Col. Dennis Young of the Strategic Studies Institute at the US Army War College adds to the chorus of voices urging the Bush administration to divert troops, effort and financial aid to Afghanistan. He also suggests five adjustments to current ISAF and U.S. strategies:
1) Root out corruption in the Afghan government, especially in the Ministries of Interior and Justice; recruit international professionals as judicial mentors to work directly for the Afghan government; increase government wages and make them sustainable by effective taxation; and improve transparency and accountability.
2) At least double the amount of current aid for - most urgently - employment projects, skills training and education, to help alleviate unemployment and the consequent reliance on the Taliban for inspiration and jobs. This would also boost reconstruction and an Afghan sense of ownership and self-reliance.
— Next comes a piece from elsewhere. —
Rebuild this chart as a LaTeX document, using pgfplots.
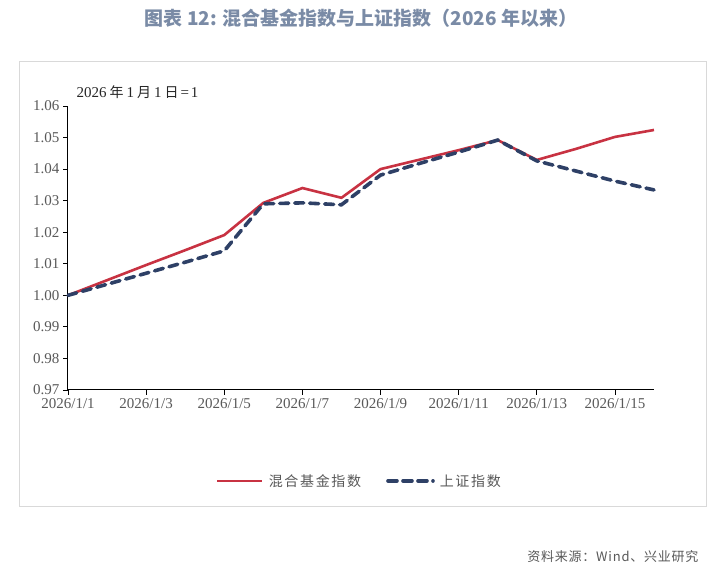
\documentclass[border=0pt]{standalone}
\usepackage{fontspec}
\setmainfont{Liberation Serif}
\newfontfamily\cjk{Noto Sans CJK SC}
\newfontfamily\cjkwide{Noto Sans CJK SC}[LetterSpace=12]
\newfontfamily\cjksrc{Noto Sans CJK SC}[LetterSpace=6]
\usepackage{pgfplots}
\pgfplotsset{compat=1.18}
\definecolor{mixred}{RGB}{200,50,66}
\definecolor{shblue}{RGB}{46,64,102}
\definecolor{titlegray}{RGB}{122,139,166}
\definecolor{ticktext}{RGB}{89,89,89}
\definecolor{framegray}{RGB}{217,217,217}

\begin{document}
\begin{tikzpicture}[x=1pt,y=1pt]
  % canvas and frame
  \fill[white] (0,0) rectangle (723,569);
  \draw[framegray, line width=1pt] (19,62) rectangle (706,507);

  % title
  \node[font=\cjk\bfseries\fontsize{19}{21}\selectfont, text=titlegray] at (361,551)
    {图表 12: 混合基金指数与上证指数（2026 年以来）};

  \begin{axis}[
    at={(68pt,179pt)},
    anchor=origin,
    scale only axis,
    width=586pt, height=284pt,
    xmin=1, xmax=16,
    ymin=0.97, ymax=1.06,
    axis x line=bottom, axis y line=left,
    axis line style={black, line width=1pt, -},
    xtick={1,3,5,7,9,11,13,15},
    xticklabels={2026/1/1,2026/1/3,2026/1/5,2026/1/7,2026/1/9,2026/1/11,2026/1/13,2026/1/15},
    ytick={0.97,0.98,...,1.065},
    yticklabel style={/pgf/number format/.cd, fixed, fixed zerofill, precision=2, assume math mode=true},
    tick align=outside,
    major tick length=5pt,
    tick style={black, line width=0.8pt},
    tick label style={font=\fontsize{15}{17}\selectfont, text=ticktext},
    clip=false,
    legend style={at={(0.5,-0.32)}, anchor=center, draw=none, fill=none,
      legend columns=2, font=\cjkwide\fontsize{14}{16}\selectfont, text=ticktext,
      nodes={inner xsep=5pt},
      /tikz/every even column/.append style={column sep=20pt}},
    legend image code/.code={\draw[#1] (0pt,0pt) -- (45pt,0pt);},
  ]
  \addplot[mixred, line width=2.6pt] coordinates {
    (1,1.0000) (2,1.0048) (3,1.0096) (4,1.0143) (5,1.0191) (6,1.0293)
    (7,1.0340) (8,1.0309) (9,1.0400) (10,1.0430) (11,1.0460) (12,1.0492)
    (13,1.0429) (14,1.0464) (15,1.0502) (16,1.0524)
  };
  \addlegendentry{混合基金指数}
  \addplot[shblue, line width=3.6pt, dash pattern=on 9pt off 6pt, line cap=round] coordinates {
    (1,1.0000) (2,1.0035) (3,1.0070) (4,1.0105) (5,1.0141) (6,1.0290)
    (7,1.0293) (8,1.0287) (9,1.0381) (10,1.0418) (11,1.0454) (12,1.0492)
    (13,1.0426) (14,1.0394) (15,1.0362) (16,1.0334)
  };
  \addlegendentry{上证指数}
  \end{axis}

  % base note
  \node[anchor=west, font=\fontsize{15}{17}\selectfont, text=black!85] at (73,477)
    {2026\hspace{3pt}{\cjk\fontsize{14}{15}\selectfont 年}\hspace{3pt}1\hspace{3pt}{\cjk\fontsize{14}{15}\selectfont 月}\hspace{3pt}1\hspace{3pt}{\cjk\fontsize{14}{15}\selectfont 日}\hspace{2pt}=\hspace{2pt}1};

  % source
  \node[anchor=east, font=\cjksrc\fontsize{13}{15}\selectfont, text=ticktext] at (702,12)
    {资料来源：Wind、兴业研究};
\end{tikzpicture}
\end{document}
3) Provide more troops and security forces, and halt or largely reduce the use of national caveats within ISAF. Also the 26 Provincial Reconstruction Teams need more experienced political, economic and reconstruction advisers from the U.S. government.
4) To stem the production of opium, drug lords must be punished, not just the farmers, and a sustainable alternative source of income must be found to divert the energies of the farmers. Young suggests legalizing and cultivating poppies as a medicinal export, modeled on examples of Turkey and India.
5) Draw out genuine cooperation and support from Pakistan’s government and intelligence agencies and increase the regional involvement of Iran and India, without pitting one country against another.